Links #10
How to Get on a Podcast - This is a short and invaluable post for anyone who wants to be a podcast guest. It puts you in the shoes of a podcaster, showing you what they need, and how you can be a “sure thing” for them. As usual, there are no short cuts. You gotta do the work!
A manifesto for small, static, web apps - I’ve been pushing for this kind of web development for years (see here, here, here, here, and here), but this post does a great job of summarizing the whole idea all in one place (something I’ve failed to do thus far, apparently). Can you imagine an internet chock-full of these mini apps? I wish the philosophy behind them (and the techniques to build them) were more well-known and wide-spread.

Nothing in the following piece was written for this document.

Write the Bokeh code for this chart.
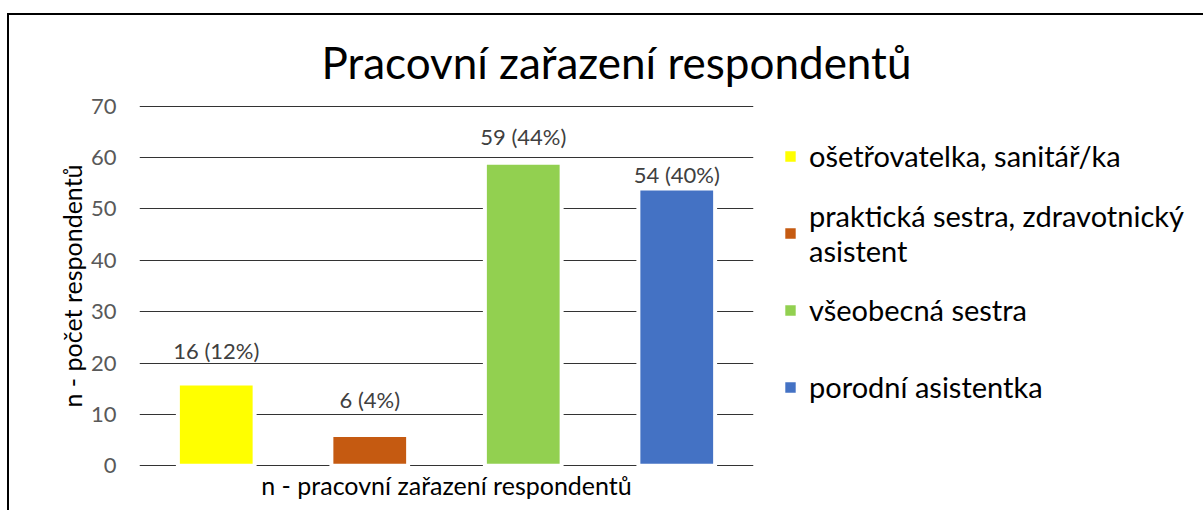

Finding the Mona Lisa in the game of life - A fun exploration. I enjoyed learning about boolean equations and SAT Solvers, and the gifs were great. Most of all, I love the approach to the whole post. Kevin isn’t trying to make some grand point, or prove some fundamental computer-science limits. He’s just saying, “here’s what I tried and here’s what I found.” Sometimes, I have ideas for technical posts like these but I talk myself out of writing them because I know I’ll overlook or misunderstand something which will undermine the entire point of the post. But do my posts even need to have a point? It’s tempting to frame my writing as something truly novel but it’s also a ton of pressure and I suspect it kills a lot of otherwise good writing. Having a mindset of “this is just me exploring something” feels healthier and less prone to getting stuck.

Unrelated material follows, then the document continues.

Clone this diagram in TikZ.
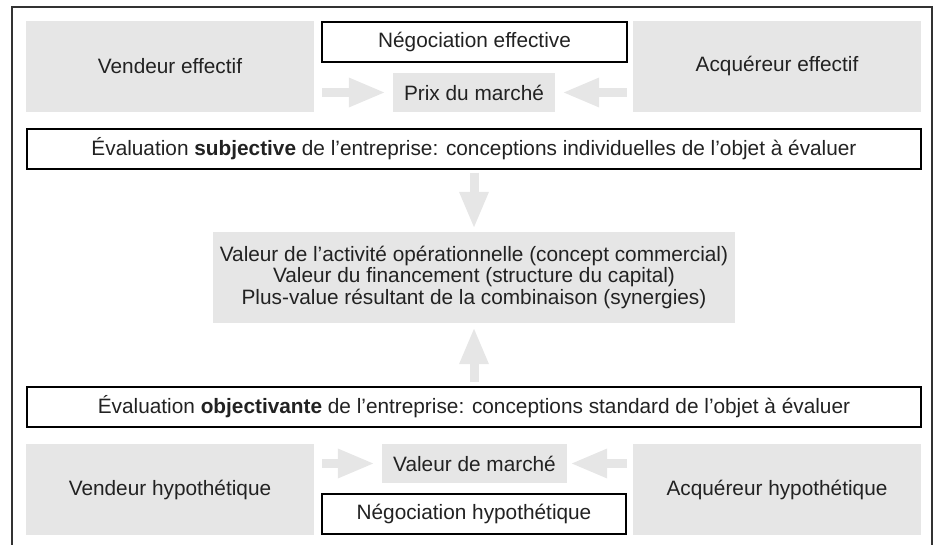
\documentclass[tikz,border=0pt]{standalone}
\usepackage{fontspec}
\setmainfont{Liberation Sans}
\usepackage{tikz}
\usetikzlibrary{arrows.meta,calc,positioning}

\begin{document}
\begin{tikzpicture}[x=1pt,y=-1pt,>=Stealth]
  % Global colours and text style
  \definecolor{boxgray}{HTML}{E6E6E6}
  \definecolor{txt}{HTML}{222222}
  \tikzset{
    party/.style  = {fill=boxgray, text=txt, minimum width=288pt, minimum height=91pt, inner sep=0pt},
    price/.style  = {fill=boxgray, text=txt, minimum height=39pt, inner sep=0pt},
    nego/.style   = {draw, line width=1.2pt, fill=white, text=txt, minimum height=40pt, inner sep=0pt},
    level/.style  = {nego, minimum width=894pt},
    flow/.style   = {draw=boxgray, line width=9pt, -{Triangle[length=37pt,width=27pt]}}
  }
  \fontsize{20.8}{21.5}\selectfont
  \useasboundingbox (0,0) rectangle (940,545);

  % --- Outer frame (open at the bottom) ---
  \draw[line width=1.3pt, draw=black!80] (12,545) |- (932,7) -- (932,545);

  % --- Effective market (top) ---
  \node[party] (vendE) at (170,66.5) {Vendeur effectif};
  \node[party] (acqE)  at (777,66.5) {Acquéreur effectif};
  \node[nego, minimum width=305pt] (negE) at (474.5,42) {Négociation effective};
  \node[price, minimum width=162pt] (prixE) at (474,92.5) {Prix du marché};

  % --- Subjective level ---
  \node[level] (subj) at (474,149)
    {Évaluation \textbf{subjective} de l’entreprise: conceptions individuelles de l’objet à évaluer};

  % --- Value components ---
  \node[fill=boxgray, text=txt, minimum width=522pt, minimum height=91pt, inner sep=0pt, align=center] (comp) at (474,277.5)
    {Valeur de l’activité opérationnelle (concept commercial)\\
     Valeur du financement (structure du capital)\\
     Plus-value résultant de la combinaison (synergies)};

  % --- Objectivising level ---
  \node[level] (obj) at (474,407)
    {Évaluation \textbf{objectivante} de l’entreprise: conceptions standard de l’objet à évaluer};

  % --- Hypothetical market (bottom) ---
  \node[party] (vendH) at (170,489.5) {Vendeur hypothétique};
  \node[party] (acqH)  at (777,489.5) {Acquéreur hypothétique};
  \node[price, minimum width=185pt] (valH) at (474.5,463.5) {Valeur de marché};
  \node[nego, minimum width=304pt] (negH) at (474,514) {Négociation hypothétique};

  % --- Block arrows ---
  \draw[flow, shorten <=8pt, shorten >=7pt] (vendE.east |- prixE.west) -- (prixE.west);
  \draw[flow, shorten <=6pt, shorten >=7pt] (acqE.west |- prixE.east) -- (prixE.east);
  \draw[flow, shorten <=3pt, shorten >=3pt] (subj.south) -- (comp.north);
  \draw[flow, shorten <=4pt, shorten >=4pt] (obj.north) -- (comp.south);
  \draw[flow, shorten <=8pt, shorten >=7pt] (vendH.east |- valH.west) -- (valH.west);
  \draw[flow, shorten <=6pt, shorten >=3pt] (acqH.west |- valH.east) -- (valH.east);
\end{tikzpicture}
\end{document}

Touch Pianist - This app gives you a little taste of how it feels to be a pianist. It made me realize that memorizing your sheet music is valuable because it frees up more of your brain to focus on rhythm and dynamics. It’s hard to play with emotion when all your energy is focused on playing the right notes.

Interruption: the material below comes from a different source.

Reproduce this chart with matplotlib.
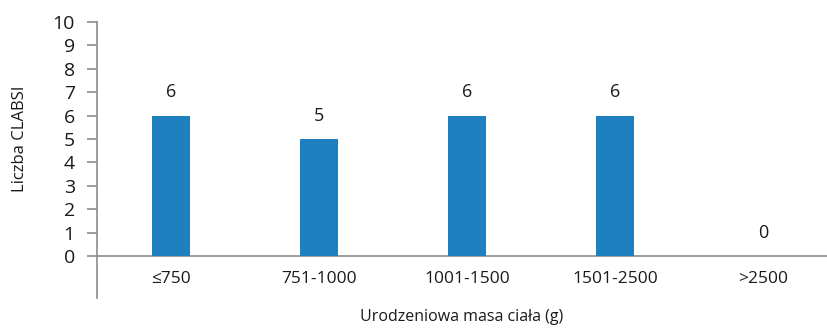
import matplotlib
matplotlib.use("Agg")
import matplotlib.pyplot as plt

categories = ["≤750", "751-1000", "1001-1500", "1501-2500", ">2500"]
values = [6, 5, 6, 6, 0]
yticks = list(range(0, 11))

plt.rcParams['font.family'] = ['Open Sans', 'DejaVu Sans']

W, H = 827, 328
fig = plt.figure(figsize=(W / 100, H / 100), dpi=100)
left_px, right_px, top_px, zero_px, bottom_px = 97, 827, 22, 256, 298
ax = fig.add_axes([left_px / W, 1 - bottom_px / H, (right_px - left_px) / W, (bottom_px - top_px) / H])

unit = (zero_px - top_px) / 10.0
ymin = -(bottom_px - zero_px) / unit
ax.set_ylim(ymin, 10)
step = 148.0
ax.set_xlim(-0.5, -0.5 + (right_px - left_px) / step)

bar_color = "#1f80c0"
axis_color = "#8c8c8c"
text_color = "#1a1a1a"

x = list(range(len(categories)))
ax.bar(x, values, width=0.26, color=bar_color, zorder=3)

for xi, v in zip(x, values):
    ax.text(xi, v + 1.0, str(v), ha="center", va="center", fontsize=13, color=text_color)

for xi, c in zip(x, categories):
    ax.text(xi, -1.0, c, ha="center", va="center", fontsize=12.5, color=text_color)

ax.axhline(0, color=axis_color, lw=1.2, zorder=2)

for s in ["top", "right", "bottom"]:
    ax.spines[s].set_visible(False)
ax.spines["left"].set_color(axis_color)
ax.spines["left"].set_linewidth(1.2)

ax.set_yticks(yticks)
ax.set_yticklabels([str(t) for t in yticks], fontsize=14, color=text_color)
ax.tick_params(axis="y", length=7, width=1.2, color=axis_color, pad=9)
ax.set_xticks([])

fig.text(20 / W, 1 - 139 / H, "Liczba CLABSI", rotation=90, ha="center", va="center",
         fontsize=12, color=text_color)
fig.text(462 / W, 1 - 317 / H, "Urodzeniowa masa ciała (g)", ha="center", va="center",
         fontsize=11.5, color=text_color)

fig.savefig("out.png", dpi=100)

Work hard and take everything really seriously - Honest advice on the benefits that hard work brings, with all the nuance the topic deserves. “I worked pretty hard and was pretty unrestrained in pursuing interests. It worked out fine. Now that I’m older, my priorities have shifted slightly and I spend a little more time on other things, and am slowly becoming more balanced. But balance isn’t how I got here. Balance isn’t how a lot of the people I admire got to where they are now.” I think if we are honest with ourselves, we’d all agree.
Earth is Becoming Sentient - I read this post twice before I realized that it was about AI. Once I saw it, I had to tell someone. I ended up discussing it with my wife and we had some fun extending the metaphor even further than the author did. As a side note, Steph Ango’s blog is quickly becoming one of my favorites, and I’ve enjoyed finding more gems in the backlog (Choose optimism is also excellent).
The elemental foe - From the comfort of our modern lives, it’s easy to forget that desperate survival is our birthright. It’s only in the last hundred years or so that industrial advancements have lifted some of us out of poverty. This is an aberration of history and instead of taking it for granted, we should double down in our efforts to reduce poverty in the places where it still exists. What a perspective.
BuildTheEarth - An online community with the stated goal to create a 1:1 scale replicate of every building on Earth in the computer game Minecraft. They’ve completed 58,121 buildings so far, including 55.55% of Toronto. Only 99.9999765% of Earth’s land mass to go! More fun statistics here.